In [None]:
import requests
import grequests
import pandas as pd
import numpy as np
import pickle
import time

Get key (not needed but might help to not get rate limited)

In [None]:
key = open('key.txt').read()

Load apps list from pickle file (stores ids as integers)

In [None]:
with open('all_apps.pkl', 'rb') as fp:
    all_apps = pickle.load(fp)

Groups apps into smaller segments

In [None]:
app_chunks = np.array_split(all_apps, 20)

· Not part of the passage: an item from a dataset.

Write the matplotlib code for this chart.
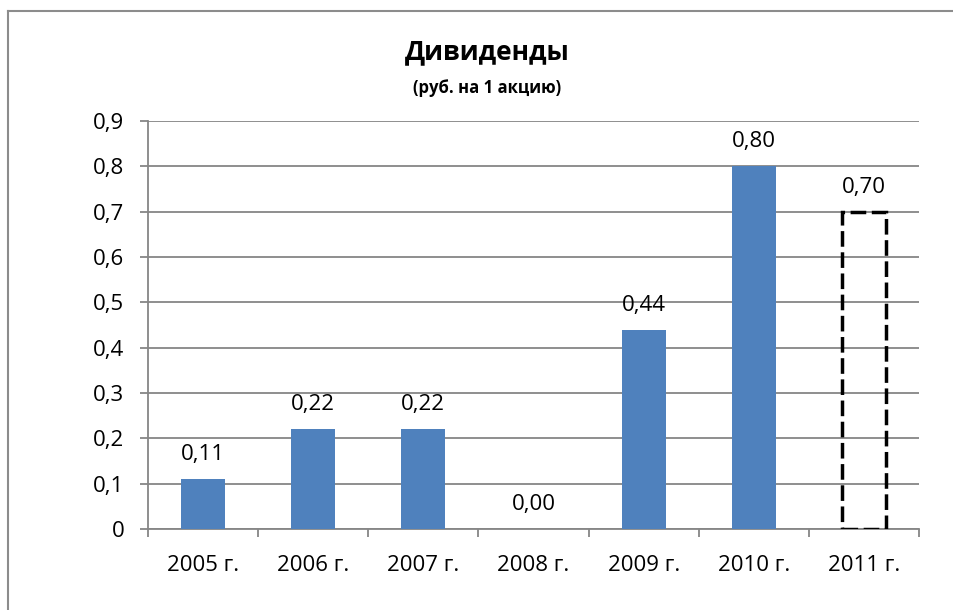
import matplotlib
matplotlib.use("Agg")
import matplotlib.pyplot as plt
from matplotlib.ticker import FuncFormatter, FixedLocator
from matplotlib.lines import Line2D

plt.rcParams['font.family'] = ['Open Sans', 'DejaVu Sans']

categories = ["2005 г.", "2006 г.", "2007 г.", "2008 г.", "2009 г.", "2010 г.", "2011 г."]
actual_values = [0.11, 0.22, 0.22, 0.00, 0.44, 0.80]
forecast_value = 0.70
title = "Дивиденды"
subtitle = "(руб. на 1 акцию)"
yticks = [0, 0.1, 0.2, 0.3, 0.4, 0.5, 0.6, 0.7, 0.8, 0.9]

bar_color = "#4F81BD"
grid_color = "#868686"
fs = 16

fig = plt.figure(figsize=(9.54, 6.10), dpi=100)
ax = fig.add_axes([148/954, 1 - 529/610, (919-148)/954, (529-121)/610])

x_act = list(range(len(actual_values)))
ax.bar(x_act, actual_values, width=0.4, color=bar_color, zorder=3)
x_fc = len(actual_values)
ax.bar([x_fc], [forecast_value], width=0.4, facecolor="none", edgecolor="black",
       linewidth=2.5, linestyle=(0, (4.5, 1.6)), zorder=4)

def fmt_comma(v, decimals):
    return f"{v:.{decimals}f}".replace(".", ",")

for xi, v in zip(x_act + [x_fc], actual_values + [forecast_value]):
    ax.annotate(fmt_comma(v, 2), (xi, v), xytext=(0, 10), textcoords="offset points",
                ha="center", va="bottom", fontsize=fs)

ax.set_xlim(-0.5, len(categories) - 0.5)
ax.set_ylim(0, 0.9)
ax.set_yticks(yticks)
ax.yaxis.set_major_formatter(FuncFormatter(lambda v, p: "0" if abs(v) < 1e-9 else fmt_comma(v, 1)))
ax.yaxis.grid(True, color=grid_color, linewidth=1.3, zorder=0)
ax.set_axisbelow(True)

ax.set_xticks(range(len(categories)))
ax.set_xticklabels(categories)
ax.xaxis.set_minor_locator(FixedLocator([i - 0.5 for i in range(len(categories) + 1)]))
ax.tick_params(axis="x", which="major", length=0, pad=19, labelsize=fs)
ax.tick_params(axis="x", which="minor", length=6, width=1.3, color=grid_color, direction="out")
ax.tick_params(axis="y", which="major", length=6, width=1.3, color=grid_color, pad=11, labelsize=fs)

for s in ["top", "right"]:
    ax.spines[s].set_visible(False)
for s in ["left", "bottom"]:
    ax.spines[s].set_color(grid_color)
    ax.spines[s].set_linewidth(1.3)

fig.text(487/954, 1 - 52/610, title, ha="center", va="center", fontsize=19, fontweight="bold")
fig.text(487/954, 1 - 88/610, subtitle, ha="center", va="center", fontsize=12, fontweight="bold")

# outer chart-area frame (left and top edges visible)
fig.add_artist(Line2D([8/954, 8/954], [0, 1 - 11/610], transform=fig.transFigure, color="#8C8C8C", linewidth=1.5))
fig.add_artist(Line2D([8/954, 1], [1 - 11/610, 1 - 11/610], transform=fig.transFigure, color="#8C8C8C", linewidth=1.5))

fig.savefig("out.png", dpi=100, facecolor="white")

Set the chunk number you want to collect here (should be in range [0,19] )

In [None]:
CHUNK_NUM = 5

Collection stuff below

In [None]:
categories = [
    ['name'],
    ['type'],
    ['steam_appid'],
    ['developers'],
    ['publishers'],
    ['is_free'],
    ['price_overview', 'initial'],
    ['achievements', 'total'],
    ['release_date', 'date'],
    ['metacritic', 'score']
]

filters = ''
for cat in categories:
    filters += cat[0] + ','
filters += 'basic,genres,categories'

In [None]:
def fetch(game_info, categories):
    info = {}
    for category in categories:
        cur_info = game_info
        failed = False
        
        for subpart in category:
            if not failed and subpart in cur_info.keys():
                cur_info = cur_info[subpart]
            else:
                failed = True
        
        if not failed:
            info[' '.join(category)] = cur_info
        else:
            info[' '.join(category)] = np.NaN
    
    if 'genres' in game_info.keys():
        for genre in game_info['genres']:
            info['Genre: ' + genre['description']] = True
    if 'categories' in game_info.keys():
        for genre in game_info['categories']:
            info['Category: ' + genre['description']] = True
    
    
    return info

In [None]:
all_info = []

my_chunk = app_chunks[CHUNK_NUM]
batches = np.array_split(my_chunk, 70)

batch_num = 1
for batch in batches:
    start = time.time()
    print(f"batch {batch_num}/70 start")
    
    batch_info = []
    
    app_ids = [str(app_id) for app_id in batch]
    detail_urls = [f"http://store.steampowered.com/api/appdetails/?appids={app_id}" for app_id in app_ids]
    detail_params = {'filters': filters, 'key': key}

    rs = (grequests.get(url = u, params = detail_params) for u in detail_urls)
    results = grequests.map(rs)

    i = 0
    review_urls = []
    review_params = {'num_per_page': 0, 'language': 'all', 'purchase_type': 'all'}
    while i < len(results):
        app_id = app_ids[i]
        r = results[i]
        try:
            if r.json()[app_id]['success']:
                game_info = r.json()[app_id]['data']
                info = fetch(game_info, categories)
                batch_info.append(info)
                review_urls.append(f"http://store.steampowered.com/appreviews/{app_id}?json=1")
        except:
            print(f"Detail request for app_id {app_id} failed. Copy this entire message to failedIDs.txt")
        i += 1

    rs = (grequests.get(url = u, params = review_params) for u in review_urls)
    results = grequests.map(rs)
    i = 0
    while i < len(results):
        r = results[i]
        try:
            summary = r.json()
            if 'query_summary' in summary.keys():
                q_summary = summary['query_summary']

                if 'total_positive' in q_summary:
                    batch_info[i]['total_positive'] = q_summary['total_positive']
                else:
                    batch_info[i]['total_positive'] = np.NaN

                if 'total_reviews' in q_summary:
                    batch_info[i]['total_reviews'] = q_summary['total_reviews']
                else:
                    batch_info[i]['total_reviews'] = np.NaN
        except:
            print(f"Summary request for app_id {batch_info[i]['steam_appid']} failed. Copy this entire message to failedIDs.txt")

        i += 1
        
    all_info += batch_info
    end = time.time()
    print(f"batch {batch_num}/70 done. Took {end - start} seconds")
    batch_num += 1

In [None]:
df = pd.DataFrame.from_dict(all_info)
print(f"Length: {len(df)}") # should be around 7000
df.head()

In [None]:
df.to_pickle(f"df{CHUNK_NUM}.pkl")

Once all 20 chunks are created, the complete dataframe can be created with `df = pd.concat([df0, df1, df2, ... , df19], ignore_index=True, sort=False)`